Moreover, as a result of Muammar Gaddafi’s 42 years of rule with an “iron fist”, Libya has few political institutions and lacks almost any civil society that can facilitate the smooth transition to democracy.  As the experiences of recent years in Afghanistan and Iraq have clearly demonstrated, it is much easier to depose a regime than to build a stable government in the country, especially from the remnants of a long-established dictatorial regime. So, Libya can easily face the Afghan or Iraq-style collapse into anarchy as well.

Even if the NTC can achieve and effectively maintain control over the whole country, it will be very difficult to repair the economic infrastructure damaged during the civil war. Imminent problems with water supply, electricity, and many other basic needs will play into the hands of any group that wants to undermine the central government in Libya. The new government that will be formed in Tripoli cannot rely on oil revenues in the short and medium term either, since the destroyed infrastructure means it will take at least three years for oil production to reach the pre-war level.

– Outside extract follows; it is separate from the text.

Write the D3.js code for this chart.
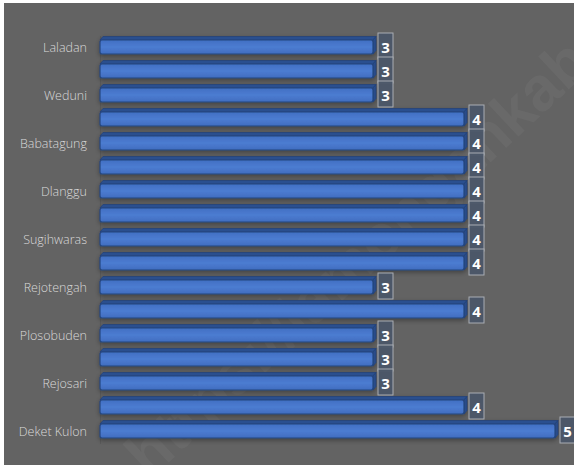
<!DOCTYPE html>
<html><head><meta charset="utf-8">
<script src="https://cdn.jsdelivr.net/npm/d3@7"></script>
<style>html,body{margin:0;padding:0;background:#fff;}svg{display:block;}</style>
</head><body>
<script>
// top to bottom; unlabeled rows left blank (names not readable in source)
const categories = ["Laladan","","Weduni","","Babatagung","","Dlanggu","","Sugihwaras","","Rejotengah","","Plosobuden","","Rejosari","","Deket Kulon"];
const values = [3,3,3,4,4,4,4,4,4,4,3,4,3,3,3,4,5];
const xMax = 5;

const W = 574, H = 465;
const svg = d3.select("body").append("svg").attr("width", W).attr("height", H);
const defs = svg.append("defs");
const g1 = defs.append("linearGradient").attr("id","front").attr("x1",0).attr("y1",0).attr("x2",0).attr("y2",1);
g1.append("stop").attr("offset","0%").attr("stop-color","#416fc3");
g1.append("stop").attr("offset","50%").attr("stop-color","#4c7cd1");
g1.append("stop").attr("offset","100%").attr("stop-color","#406dbf");
const sh = defs.append("filter").attr("id","sh").attr("x","-20%").attr("y","-50%").attr("width","140%").attr("height","200%");
sh.append("feGaussianBlur").attr("in","SourceAlpha").attr("stdDeviation",2.5).attr("result","b");
sh.append("feOffset").attr("dx",0).attr("dy",2).attr("result","o");
sh.append("feComponentTransfer").append("feFuncA").attr("type","linear").attr("slope",0.35);
const m = sh.append("feMerge"); m.append("feMergeNode"); m.append("feMergeNode").attr("in","SourceGraphic");

svg.append("rect").attr("x",0).attr("y",0).attr("width",W).attr("height",H).attr("fill","#ffffff");
svg.append("rect").attr("x",4).attr("y",3).attr("width",W-4).attr("height",H-3).attr("fill","#636363");

// watermark
svg.append("text").attr("transform","translate(150,480) rotate(-43)")
  .attr("font-family","Liberation Sans, Arial, sans-serif").attr("font-size",62).attr("font-weight","bold")
  .attr("fill","#ffffff").attr("fill-opacity",0.045).text("https://lamongankab.bps.go.id");

const idx = d3.range(categories.length);
const y = d3.scaleBand().domain(idx).range([33, 33 + 24*categories.length]).padding(0);
const x = d3.scaleLinear().domain([0, xMax]).range([100, 100 + 91*xMax]);

const axis = d3.axisLeft(y).tickSize(0).tickPadding(13).tickFormat(i => categories[i]);
const ax = svg.append("g").attr("transform","translate(100,2.5)").call(axis);
ax.select(".domain").attr("stroke","#5a5a5a").attr("stroke-width",1);
ax.selectAll("text").attr("fill","#d9d9d9").attr("font-family","Open Sans, sans-serif").attr("font-size",12.5).attr("font-weight",300);

const bars = svg.append("g").selectAll("g").data(values).join("g").attr("filter","url(#sh)");
const d = 3, th = 3.5, fh = 14;
bars.each(function(v,i){
  const gg = d3.select(this);
  const x0 = x(0), xe = x(v);
  const ft = y(i) + 7, fb = ft + fh;
  gg.append("path").attr("d",`M${x0},${ft} L${x0+d},${ft-th} L${xe+d},${ft-th} L${xe},${ft} Z`)
    .attr("fill","#2c4f8f").attr("stroke","#23427a").attr("stroke-width",0.8);
  gg.append("path").attr("d",`M${xe},${ft} L${xe+d},${ft-th} L${xe+d},${fb-th} L${xe},${fb} Z`)
    .attr("fill","#2a4c8a").attr("stroke","#23427a").attr("stroke-width",0.8);
  gg.append("rect").attr("x",x0).attr("y",ft).attr("width",xe-x0).attr("height",fh).attr("rx",2)
    .attr("fill","url(#front)").attr("stroke","#24467f").attr("stroke-width",1.2);
});

const labels = svg.append("g").selectAll("g").data(values).join("g")
  .attr("transform",(v,i)=>`translate(${x(v)+5},${y(i)})`);
labels.append("rect").attr("x",0).attr("y",0).attr("width",15).attr("height",26)
  .attr("fill","#4b5668").attr("fill-opacity",0.95).attr("stroke","#a9adb3").attr("stroke-width",1);
labels.append("text").attr("x",7.5).attr("y",19.5).attr("text-anchor","middle")
  .attr("fill","#ffffff").attr("font-family","Open Sans, sans-serif").attr("font-weight","bold").attr("font-size",15)
  .text(v=>v);
</script>
</body></html>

The NATO air campaign may have helped the rebels a lot to depose Muammar Gaddafi, but the majority of Libya’s problems cannot be solved by bombing. There is a serious ethnic, tribal and regional split in the country, the NTC itself is a loose opposition alliance with the sole unifying goal of deposing Gaddafi, there are too many uncontrolled weapons in the hands of different rebel groups, the country lacks the traditions of political institutions and the economy is devastated as a result of the civil war. With all these problems ahead for the building of a new Libya with a stable government, it seems that the state of war and instability in this country will not end in the near future. Even after Gaddafi’s death or capture, the country will remain unstable, any central government will not be able to spread its authority to the whole country, anarchy and insecurity will remain widespread.